═══ Records provided ═══

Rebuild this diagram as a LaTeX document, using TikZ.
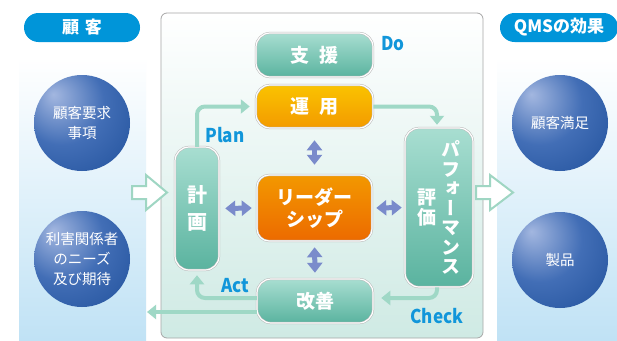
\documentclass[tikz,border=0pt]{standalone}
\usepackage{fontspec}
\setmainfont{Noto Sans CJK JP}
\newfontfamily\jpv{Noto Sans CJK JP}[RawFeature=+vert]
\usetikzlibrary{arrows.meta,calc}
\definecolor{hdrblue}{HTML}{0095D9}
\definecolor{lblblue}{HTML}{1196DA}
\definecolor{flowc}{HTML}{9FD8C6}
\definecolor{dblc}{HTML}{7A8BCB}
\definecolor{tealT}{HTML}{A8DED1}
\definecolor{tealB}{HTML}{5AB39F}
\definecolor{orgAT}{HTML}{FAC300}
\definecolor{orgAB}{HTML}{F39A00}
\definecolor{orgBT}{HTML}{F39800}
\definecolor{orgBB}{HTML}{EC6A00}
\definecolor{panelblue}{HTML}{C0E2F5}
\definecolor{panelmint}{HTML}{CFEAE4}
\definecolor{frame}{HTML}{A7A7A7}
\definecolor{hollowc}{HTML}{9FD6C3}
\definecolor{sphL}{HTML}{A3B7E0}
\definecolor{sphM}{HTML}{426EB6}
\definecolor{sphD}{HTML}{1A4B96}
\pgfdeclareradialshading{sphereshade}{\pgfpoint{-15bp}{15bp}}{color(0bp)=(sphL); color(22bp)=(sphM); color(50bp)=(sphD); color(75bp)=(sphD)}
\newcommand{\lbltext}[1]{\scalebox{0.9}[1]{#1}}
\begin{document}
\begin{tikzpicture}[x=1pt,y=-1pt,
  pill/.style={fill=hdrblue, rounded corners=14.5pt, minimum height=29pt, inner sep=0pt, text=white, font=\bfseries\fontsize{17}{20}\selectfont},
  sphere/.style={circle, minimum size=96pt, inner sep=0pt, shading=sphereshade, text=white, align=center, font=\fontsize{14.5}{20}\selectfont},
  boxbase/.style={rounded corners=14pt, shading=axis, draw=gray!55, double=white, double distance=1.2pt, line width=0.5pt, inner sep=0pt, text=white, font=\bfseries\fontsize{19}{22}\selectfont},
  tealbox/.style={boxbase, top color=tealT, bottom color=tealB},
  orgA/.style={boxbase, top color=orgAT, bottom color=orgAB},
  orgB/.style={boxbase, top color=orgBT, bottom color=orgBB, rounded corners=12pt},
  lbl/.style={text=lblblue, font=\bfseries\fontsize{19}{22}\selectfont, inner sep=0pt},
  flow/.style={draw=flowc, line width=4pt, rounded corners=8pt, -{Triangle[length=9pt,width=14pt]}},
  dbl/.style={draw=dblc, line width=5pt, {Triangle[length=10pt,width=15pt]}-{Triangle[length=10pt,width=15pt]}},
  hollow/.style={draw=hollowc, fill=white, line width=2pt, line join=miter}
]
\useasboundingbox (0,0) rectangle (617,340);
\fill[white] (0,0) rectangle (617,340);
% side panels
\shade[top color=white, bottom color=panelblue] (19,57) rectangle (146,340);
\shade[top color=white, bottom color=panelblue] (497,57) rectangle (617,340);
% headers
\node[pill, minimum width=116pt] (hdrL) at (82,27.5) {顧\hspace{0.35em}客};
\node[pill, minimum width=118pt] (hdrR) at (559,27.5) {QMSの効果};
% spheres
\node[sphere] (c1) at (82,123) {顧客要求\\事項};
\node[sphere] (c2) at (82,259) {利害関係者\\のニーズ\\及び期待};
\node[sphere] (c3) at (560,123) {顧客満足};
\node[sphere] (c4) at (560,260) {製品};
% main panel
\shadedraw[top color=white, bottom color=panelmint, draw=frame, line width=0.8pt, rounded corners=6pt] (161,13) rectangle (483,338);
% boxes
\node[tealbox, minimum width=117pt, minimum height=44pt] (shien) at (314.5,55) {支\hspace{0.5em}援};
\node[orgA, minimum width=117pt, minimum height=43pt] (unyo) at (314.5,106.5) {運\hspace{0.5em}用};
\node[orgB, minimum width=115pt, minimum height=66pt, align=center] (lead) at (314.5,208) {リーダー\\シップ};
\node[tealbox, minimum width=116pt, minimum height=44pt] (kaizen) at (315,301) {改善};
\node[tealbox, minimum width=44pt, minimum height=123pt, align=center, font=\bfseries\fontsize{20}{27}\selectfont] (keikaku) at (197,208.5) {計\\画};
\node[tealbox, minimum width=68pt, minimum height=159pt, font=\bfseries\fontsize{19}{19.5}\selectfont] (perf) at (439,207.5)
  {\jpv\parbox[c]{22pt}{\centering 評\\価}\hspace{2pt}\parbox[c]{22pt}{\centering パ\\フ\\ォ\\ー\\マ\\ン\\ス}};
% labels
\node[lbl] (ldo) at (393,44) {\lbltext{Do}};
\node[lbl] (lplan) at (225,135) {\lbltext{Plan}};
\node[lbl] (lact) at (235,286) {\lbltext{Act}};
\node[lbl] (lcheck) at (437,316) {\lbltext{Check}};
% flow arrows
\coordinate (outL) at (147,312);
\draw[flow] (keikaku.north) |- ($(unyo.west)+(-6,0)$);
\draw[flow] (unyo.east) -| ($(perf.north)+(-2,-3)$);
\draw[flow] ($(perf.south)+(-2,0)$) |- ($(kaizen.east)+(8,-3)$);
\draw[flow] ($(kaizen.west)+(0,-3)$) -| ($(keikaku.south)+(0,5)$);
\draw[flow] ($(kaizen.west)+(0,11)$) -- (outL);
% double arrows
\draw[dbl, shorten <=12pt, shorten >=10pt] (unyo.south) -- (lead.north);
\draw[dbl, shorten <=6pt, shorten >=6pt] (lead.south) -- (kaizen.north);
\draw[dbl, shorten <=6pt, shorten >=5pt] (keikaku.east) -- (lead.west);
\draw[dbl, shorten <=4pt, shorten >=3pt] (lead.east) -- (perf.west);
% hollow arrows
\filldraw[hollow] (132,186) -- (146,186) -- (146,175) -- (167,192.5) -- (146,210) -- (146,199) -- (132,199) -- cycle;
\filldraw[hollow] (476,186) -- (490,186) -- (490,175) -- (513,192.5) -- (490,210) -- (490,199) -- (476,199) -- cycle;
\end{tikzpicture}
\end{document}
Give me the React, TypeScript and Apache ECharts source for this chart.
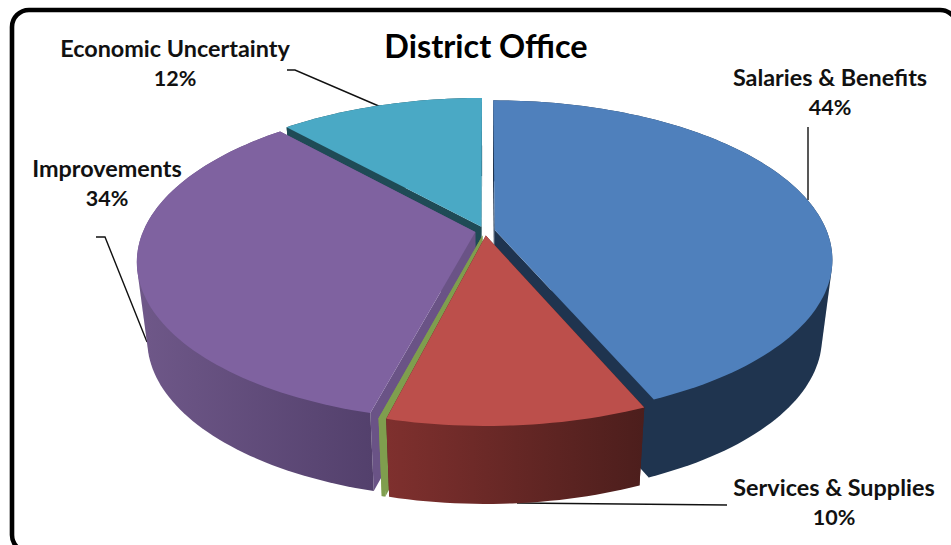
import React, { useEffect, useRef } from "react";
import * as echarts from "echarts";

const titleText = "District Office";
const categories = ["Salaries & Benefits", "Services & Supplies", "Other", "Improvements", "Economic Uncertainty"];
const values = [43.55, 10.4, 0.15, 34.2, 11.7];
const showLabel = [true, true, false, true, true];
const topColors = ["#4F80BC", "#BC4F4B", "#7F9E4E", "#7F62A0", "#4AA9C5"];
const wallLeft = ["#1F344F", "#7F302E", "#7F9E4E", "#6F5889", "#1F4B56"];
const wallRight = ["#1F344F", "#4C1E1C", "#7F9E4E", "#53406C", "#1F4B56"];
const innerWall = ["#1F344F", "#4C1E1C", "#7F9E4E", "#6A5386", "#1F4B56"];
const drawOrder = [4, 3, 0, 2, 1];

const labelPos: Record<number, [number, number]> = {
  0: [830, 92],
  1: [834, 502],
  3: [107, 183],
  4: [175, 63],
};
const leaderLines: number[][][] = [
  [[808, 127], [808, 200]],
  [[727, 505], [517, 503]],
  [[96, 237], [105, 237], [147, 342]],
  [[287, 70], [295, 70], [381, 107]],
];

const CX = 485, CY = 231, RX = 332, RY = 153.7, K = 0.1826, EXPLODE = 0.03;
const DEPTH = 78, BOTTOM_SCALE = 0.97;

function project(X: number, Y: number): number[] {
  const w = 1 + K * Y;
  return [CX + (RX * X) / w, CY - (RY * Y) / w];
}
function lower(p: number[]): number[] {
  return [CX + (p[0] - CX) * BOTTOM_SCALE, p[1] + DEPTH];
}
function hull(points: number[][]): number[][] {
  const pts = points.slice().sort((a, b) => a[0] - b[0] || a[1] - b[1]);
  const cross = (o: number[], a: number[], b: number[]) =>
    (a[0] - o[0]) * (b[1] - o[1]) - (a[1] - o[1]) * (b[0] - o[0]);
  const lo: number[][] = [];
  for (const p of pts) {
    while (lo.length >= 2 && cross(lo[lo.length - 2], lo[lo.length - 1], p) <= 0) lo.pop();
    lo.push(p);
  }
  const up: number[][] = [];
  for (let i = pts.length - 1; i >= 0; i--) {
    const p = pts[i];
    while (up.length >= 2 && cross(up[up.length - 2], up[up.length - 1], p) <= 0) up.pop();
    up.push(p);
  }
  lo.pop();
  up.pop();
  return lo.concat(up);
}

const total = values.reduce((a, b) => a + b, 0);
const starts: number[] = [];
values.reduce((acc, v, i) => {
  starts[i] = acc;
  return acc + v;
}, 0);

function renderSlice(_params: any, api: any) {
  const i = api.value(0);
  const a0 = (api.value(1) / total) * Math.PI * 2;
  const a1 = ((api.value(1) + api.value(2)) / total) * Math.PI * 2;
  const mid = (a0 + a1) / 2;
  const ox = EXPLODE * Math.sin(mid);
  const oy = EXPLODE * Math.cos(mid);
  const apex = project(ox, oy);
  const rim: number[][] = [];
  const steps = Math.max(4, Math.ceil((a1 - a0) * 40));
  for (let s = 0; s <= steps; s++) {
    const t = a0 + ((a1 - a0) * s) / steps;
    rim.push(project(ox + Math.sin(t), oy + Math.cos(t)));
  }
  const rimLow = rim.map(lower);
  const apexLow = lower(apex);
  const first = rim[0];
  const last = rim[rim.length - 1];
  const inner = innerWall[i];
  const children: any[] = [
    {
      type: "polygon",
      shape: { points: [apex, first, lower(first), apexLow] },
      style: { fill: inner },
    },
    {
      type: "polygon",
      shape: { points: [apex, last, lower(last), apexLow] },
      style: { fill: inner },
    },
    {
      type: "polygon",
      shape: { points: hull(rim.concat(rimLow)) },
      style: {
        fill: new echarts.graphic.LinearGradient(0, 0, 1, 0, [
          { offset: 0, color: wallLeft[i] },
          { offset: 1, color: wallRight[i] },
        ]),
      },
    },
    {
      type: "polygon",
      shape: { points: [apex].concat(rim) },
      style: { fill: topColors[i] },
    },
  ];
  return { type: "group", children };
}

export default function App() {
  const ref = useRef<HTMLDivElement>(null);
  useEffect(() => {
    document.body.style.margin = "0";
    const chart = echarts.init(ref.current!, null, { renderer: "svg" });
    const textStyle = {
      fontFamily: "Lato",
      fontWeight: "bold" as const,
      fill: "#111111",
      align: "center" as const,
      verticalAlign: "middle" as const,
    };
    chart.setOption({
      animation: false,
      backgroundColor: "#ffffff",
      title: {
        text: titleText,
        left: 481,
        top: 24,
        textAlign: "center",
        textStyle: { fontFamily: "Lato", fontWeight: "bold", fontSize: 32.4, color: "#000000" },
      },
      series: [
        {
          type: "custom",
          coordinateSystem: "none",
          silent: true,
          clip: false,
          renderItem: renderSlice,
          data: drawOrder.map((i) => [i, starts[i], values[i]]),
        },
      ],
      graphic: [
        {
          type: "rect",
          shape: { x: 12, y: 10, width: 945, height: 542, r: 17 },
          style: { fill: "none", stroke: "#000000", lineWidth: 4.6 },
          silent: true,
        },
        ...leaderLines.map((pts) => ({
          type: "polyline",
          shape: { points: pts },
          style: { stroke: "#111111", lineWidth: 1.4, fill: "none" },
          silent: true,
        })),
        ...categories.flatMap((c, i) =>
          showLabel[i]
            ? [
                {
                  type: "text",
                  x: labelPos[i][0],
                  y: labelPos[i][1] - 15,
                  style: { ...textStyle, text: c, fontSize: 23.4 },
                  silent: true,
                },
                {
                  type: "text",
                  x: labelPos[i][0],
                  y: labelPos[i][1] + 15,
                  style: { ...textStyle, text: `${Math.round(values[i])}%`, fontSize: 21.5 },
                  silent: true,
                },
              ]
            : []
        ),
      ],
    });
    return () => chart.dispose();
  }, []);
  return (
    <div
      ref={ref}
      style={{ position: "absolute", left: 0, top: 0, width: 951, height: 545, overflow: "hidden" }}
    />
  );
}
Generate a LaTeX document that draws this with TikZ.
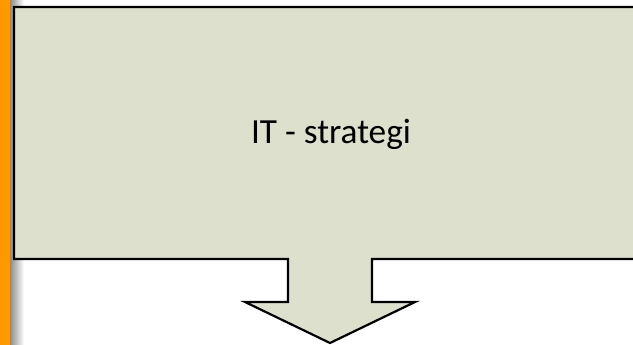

═══

Requirement » Extract every line from the records above that contains the word "this".

Solution »
Rebuild this diagram as a LaTeX document, using TikZ.
Give me the React, TypeScript and Apache ECharts source for this chart.
Generate a LaTeX document that draws this with TikZ.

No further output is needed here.